Strong balance sheet
The cash generative nature of the business combined with no long-term liabilities and owned real estate assets means that CCT has a strong balance sheet. CCT’s net cash balance of ~£12m and £5.2m book value of owned real estate equates to £0.82 a share or ~19% of the current share price. Based on current share price of £4.75, this implies a per share value for the operating business of £3.75 equating to a free cash flow yield of 14%.  

Management with skin the game and a solid track record
CCT’s directors own ~22.6% of the company, with its two joint managing directors alone holding 16.6% of the shares. These are individuals with a long track record with the business, with the two joint managing directors having been with the business since inception. The board is by far the biggest shareholder in the company and has significant skin in the game. These are individuals who know the business very well, have deep relationships in the industry and have consistently generated shareholder value.

CCT has generated a total return of 333% over 10 years and an annual return of 13% over the same period. This compares to the total return during the same period of 1.18% for the AIM as a whole. During this period, it has reduced its share count by ~47% through buybacks, using a total of £38m of its free cash flow to buy back its shares. This has had a positive net effect on the earnings and cash flow yield for its shareholders. There is no reason to suggest this track record cannot continue.                                                                                                                                                           

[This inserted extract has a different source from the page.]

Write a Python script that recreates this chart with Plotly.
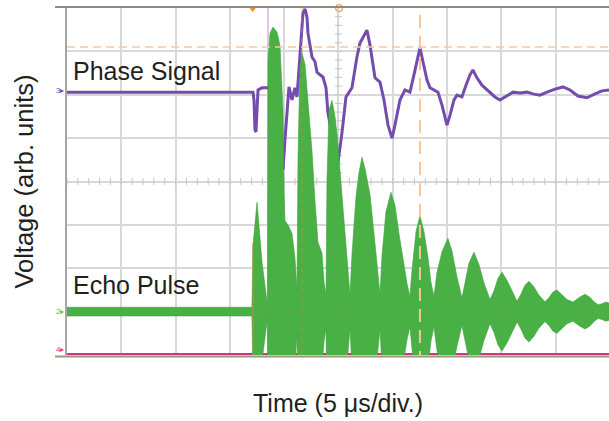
import numpy as np
import plotly.graph_objects as go

# ---- data (time in microseconds, voltage in screen divisions) ----
# Phase signal (channel 3, purple)
phase_t = [0, 17.13, 17.22, 17.31, 17.40, 17.50, 17.59, 17.96, 18.51, 18.69, 19.15, 19.89,
           20.07, 20.26, 20.44, 20.72, 20.99, 21.18, 21.36, 21.55, 21.73, 21.92, 22.10, 22.19,
           22.56, 22.84, 23.02, 23.30, 23.57, 23.85, 24.03, 24.49, 24.95, 25.32, 25.69, 26.24,
           26.70, 26.98, 27.62, 27.90, 28.18, 28.36, 28.82, 29.19, 29.56, 29.93, 30.20, 30.48,
           30.66, 31.12, 31.58, 31.95, 32.23, 32.50, 32.78, 33.15, 33.43, 34.16, 34.53, 34.99,
           35.27, 35.64, 35.91, 36.37, 36.74, 37.11, 37.38, 37.75, 38.21, 38.95, 39.41, 39.87,
           40.42, 41.07, 41.71, 42.36, 42.91, 43.55, 44.20, 44.94, 45.67, 46.32, 47.05, 47.88,
           48.62, 49.26, 49.91]
phase_v = [2.06, 2.06, 1.88, 1.19, 1.14, 1.65, 2.11, 2.16, 2.16, 2.11, 1.42, 0.27,
           0.96, 1.65, 2.18, 1.88, 2.16, 1.95, 2.64, 3.33, 3.88, 3.98, 3.79, 3.42,
           2.87, 2.76, 2.52, 2.46, 2.41, 2.16, 1.58, 0.96, 0.43, 1.12, 1.95, 2.16,
           2.87, 3.19, 3.49, 3.15, 2.69, 2.39, 2.29, 1.88, 1.30, 1.00, 1.30, 1.69,
           1.88, 2.11, 2.06, 2.46, 2.80, 3.08, 2.76, 2.34, 2.16, 2.06, 1.76, 1.30,
           1.53, 1.88, 1.99, 1.95, 2.22, 2.46, 2.57, 2.39, 2.22, 2.06, 1.95, 1.88,
           1.97, 2.06, 2.04, 2.06, 2.02, 1.99, 2.06, 2.13, 2.18, 2.11, 1.97, 1.93,
           2.02, 2.09, 2.11]

# Echo pulse (channel 2, green): baseline and envelope amplitude
echo_baseline = -3.0
echo_t = [0, 17.03, 17.13, 17.50, 17.96, 18.32, 18.46,
          18.51, 18.69, 18.97, 19.34, 19.61, 19.89, 19.98, 20.07, 20.35, 20.72, 20.99, 21.18,
          21.27, 21.45, 21.64, 21.92, 22.19, 22.56, 22.84, 23.11, 23.48, 23.66, 23.85,
          23.94, 24.13, 24.40, 24.68, 24.86, 25.14, 25.41, 25.69, 25.87, 26.06,
          26.24, 26.61, 26.89, 27.16, 27.44, 27.90, 28.27, 28.55, 28.82,
          29.01, 29.37, 29.83, 30.20, 30.57, 30.94, 31.31, 31.58,
          31.77, 32.14, 32.50, 32.87, 33.24, 33.52, 33.79,
          34.07, 34.53, 35.08, 35.45, 35.91, 36.37,
          36.65, 37.02, 37.48, 37.94, 38.40, 38.95,
          39.32, 39.69, 40.06, 40.52, 40.98, 41.44,
          41.80, 42.17, 42.54, 43.00, 43.46, 44.01,
          44.38, 44.75, 45.12, 45.58, 46.04, 46.59,
          46.87, 47.24, 47.70, 48.16, 48.53, 48.90,
          49.26, 49.63, 49.91]
echo_amp = [0.10, 0.10, 1.53, 2.52, 1.14, 0.36, 0.15,
            5.80, 6.42, 6.56, 6.44, 6.14, 4.64, 2.80, 2.10, 2.00, 1.80, 1.25, 0.50,
            3.49, 5.63, 5.96, 5.70, 4.85, 3.70, 2.55, 1.60, 1.35, 0.70, 0.38,
            3.03, 4.64, 4.87, 4.50, 4.10, 3.25, 2.35, 1.45, 0.90, 0.38,
            1.30, 2.65, 3.20, 3.56, 3.30, 2.70, 1.80, 1.05, 0.40,
            1.30, 2.30, 2.75, 2.45, 1.80, 1.20, 0.65, 0.35,
            0.95, 1.85, 2.21, 1.85, 1.25, 0.68, 0.35,
            0.90, 1.38, 1.69, 1.40, 0.80, 0.32,
            0.66, 1.12, 1.37, 1.08, 0.66, 0.28,
            0.48, 0.77, 0.91, 0.72, 0.48, 0.24,
            0.40, 0.61, 0.70, 0.57, 0.38, 0.23,
            0.32, 0.45, 0.50, 0.39, 0.28, 0.22,
            0.28, 0.34, 0.40, 0.33, 0.23, 0.16,
            0.18, 0.22, 0.20]

# Channel 4 (magenta) flat trace
ch4_t = [0, 49.91]
ch4_v = [-3.98, -3.98]

# Cursors / markers
cursor_h_level = 3.10
cursor_v_time = 32.5
cursor_v2_time = 21.64
trigger_time = 18.51
start_time = 17.13
top_marker_t = [17.1, 25.05]

X_RANGE = [0, 49.91]
Y_RANGE = [-4, 4]

FONT = "Arial, 'Liberation Sans', Helvetica, sans-serif"
TXT = "#231f20"
PURPLE = "rgb(116,76,174)"
GREEN = "rgb(72,176,68)"
GREEN_EDGE = "rgb(60,162,60)"

echo_t_a = np.array(echo_t)
echo_amp_a = np.array(echo_amp)

fig = go.Figure()

# center graticule ticks
ct = np.arange(0, 50.01, 1.0)
fig.add_trace(go.Scatter(x=ct, y=np.zeros_like(ct), mode="markers",
                         marker=dict(symbol="line-ns", size=5, line=dict(color="#c4c4c4", width=1)),
                         hoverinfo="skip", showlegend=False))
cv = np.arange(-4, 4.01, 0.2)
fig.add_trace(go.Scatter(x=np.full_like(cv, 25.0), y=cv, mode="markers",
                         marker=dict(symbol="line-ew", size=5, line=dict(color="#c4c4c4", width=1)),
                         hoverinfo="skip", showlegend=False))

# channel 4
fig.add_trace(go.Scatter(x=ch4_t, y=ch4_v, mode="lines",
                         line=dict(color="rgb(212,50,130)", width=2.2),
                         hoverinfo="skip", showlegend=False))

# phase signal
fig.add_trace(go.Scatter(x=phase_t, y=phase_v, mode="lines",
                         line=dict(color=PURPLE, width=3),
                         hoverinfo="skip", showlegend=False))

# echo pulse envelope
fig.add_trace(go.Scatter(x=echo_t_a, y=echo_baseline - echo_amp_a, mode="lines",
                         line=dict(color=GREEN_EDGE, width=0.6),
                         hoverinfo="skip", showlegend=False))
fig.add_trace(go.Scatter(x=echo_t_a, y=echo_baseline + echo_amp_a, mode="lines",
                         line=dict(color=GREEN_EDGE, width=0.6), fill="tonexty",
                         fillcolor=GREEN, hoverinfo="skip", showlegend=False))

# top markers
fig.add_trace(go.Scatter(x=[top_marker_t[0]], y=[4.0], mode="markers", cliponaxis=False,
                         marker=dict(symbol="triangle-down", size=8, color="rgb(240,140,50)"),
                         hoverinfo="skip", showlegend=False))
fig.add_trace(go.Scatter(x=[top_marker_t[1]], y=[4.0], mode="markers", cliponaxis=False,
                         marker=dict(symbol="circle-open", size=7, color="rgb(245,170,110)",
                                     line=dict(width=1.5)),
                         hoverinfo="skip", showlegend=False))

shapes = [
    # top and bottom frame lines
    dict(type="line", xref="paper", yref="paper", x0=-0.022, x1=1, y0=1.003, y1=1.003,
         line=dict(color="#8e8c78", width=2), layer="above"),
    dict(type="line", xref="paper", yref="paper", x0=-0.022, x1=1, y0=-0.004, y1=-0.004,
         line=dict(color="#9c9678", width=2), layer="below"),
    # trigger line
    dict(type="line", xref="x", yref="y", x0=trigger_time, x1=trigger_time, y0=-4, y1=4,
         line=dict(color="rgb(196,140,210)", width=1), layer="below"),
    dict(type="line", xref="x", yref="y", x0=start_time, x1=start_time, y0=-1.42, y1=-4,
         line=dict(color="rgb(200,136,58)", width=1), layer="above"),
    # cursors
    dict(type="line", xref="x", yref="y", x0=0, x1=X_RANGE[1], y0=cursor_h_level, y1=cursor_h_level,
         line=dict(color="rgb(249,200,160)", width=1.5, dash="8px,5px"), layer="above"),
    dict(type="line", xref="x", yref="y", x0=cursor_v_time, x1=cursor_v_time, y0=3.84, y1=-4,
         line=dict(color="rgb(248,196,150)", width=2, dash="13px,8px"), layer="above"),
    dict(type="line", xref="x", yref="y", x0=cursor_v2_time, x1=cursor_v2_time, y0=4, y1=-4,
         line=dict(color="rgba(205,140,70,0.6)", width=1, dash="5px,5px"), layer="above"),
    dict(type="line", xref="x", yref="y", x0=start_time, x1=X_RANGE[1], y0=echo_baseline, y1=echo_baseline,
         line=dict(color="rgba(190,130,60,0.55)", width=1, dash="5px,5px"), layer="above"),
]

annotations = [
    dict(text="Phase Signal", xref="paper", yref="y", x=0.007, y=2.55, xanchor="left", yanchor="middle",
         showarrow=False, font=dict(family=FONT, size=25, color=TXT)),
    dict(text="Echo Pulse", xref="paper", yref="y", x=0.007, y=-2.38, xanchor="left", yanchor="middle",
         showarrow=False, font=dict(family=FONT, size=25, color=TXT)),
    dict(text="Time (5 μs/div.)", xref="paper", yref="paper", x=0.5, y=-0.138, xanchor="center",
         yanchor="middle", showarrow=False, font=dict(family=FONT, size=25, color=TXT)),
    dict(text="Voltage (arb. units)", xref="paper", yref="paper", x=-0.081, y=0.5, xanchor="center",
         yanchor="middle", textangle=-90, showarrow=False, font=dict(family=FONT, size=25.5, color=TXT)),
    dict(text="3▸", xref="paper", yref="y", x=-0.001, y=2.1, xanchor="right", yanchor="middle",
         showarrow=False, font=dict(family=FONT, size=8, color=PURPLE)),
    dict(text="2▸", xref="paper", yref="y", x=-0.001, y=-3.0, xanchor="right", yanchor="middle",
         showarrow=False, font=dict(family=FONT, size=8, color="rgb(110,190,60)")),
    dict(text="4▸", xref="paper", yref="y", x=-0.001, y=-3.88, xanchor="right", yanchor="middle",
         showarrow=False, font=dict(family=FONT, size=8, color="rgb(225,60,140)")),
]

fig.update_layout(
    width=609, height=421,
    margin=dict(l=67, r=0, t=8, b=66),
    paper_bgcolor="white", plot_bgcolor="white",
    showlegend=False,
    shapes=shapes, annotations=annotations,
    xaxis=dict(range=X_RANGE, tick0=0, dtick=5, showgrid=True, gridcolor="#d8d8d8", gridwidth=1.5,
               showticklabels=False, ticks="", zeroline=False, showline=False, fixedrange=True),
    yaxis=dict(range=Y_RANGE, tick0=-4, dtick=1, showgrid=True, gridcolor="#d8d8d8", gridwidth=1.5,
               showticklabels=False, ticks="", zeroline=False, showline=True, linecolor="#a6a6a6",
               linewidth=1.5, fixedrange=True),
)

fig.write_html("out.html")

A company generating 13% per annum over 10 years for its shareholders is doing well.

Valuation















At a cash flow yield of 12% (14% FCF yield accounting for net cash and real estate on balance sheet), a price to earnings ratio of 9x and a dividend yield of 4.2%, CCT is a compelling value opportunity. The recent share price dip due to overseas sales fall, owing mainly to the Toys R US bankruptcy, offers a great buying opportunity. Add to this the best ever portfolio of toys in the company’s history, management’s optimism for future trading and solid track record over a very long period, the odds should be in favour for a long-term buy and hold strategy.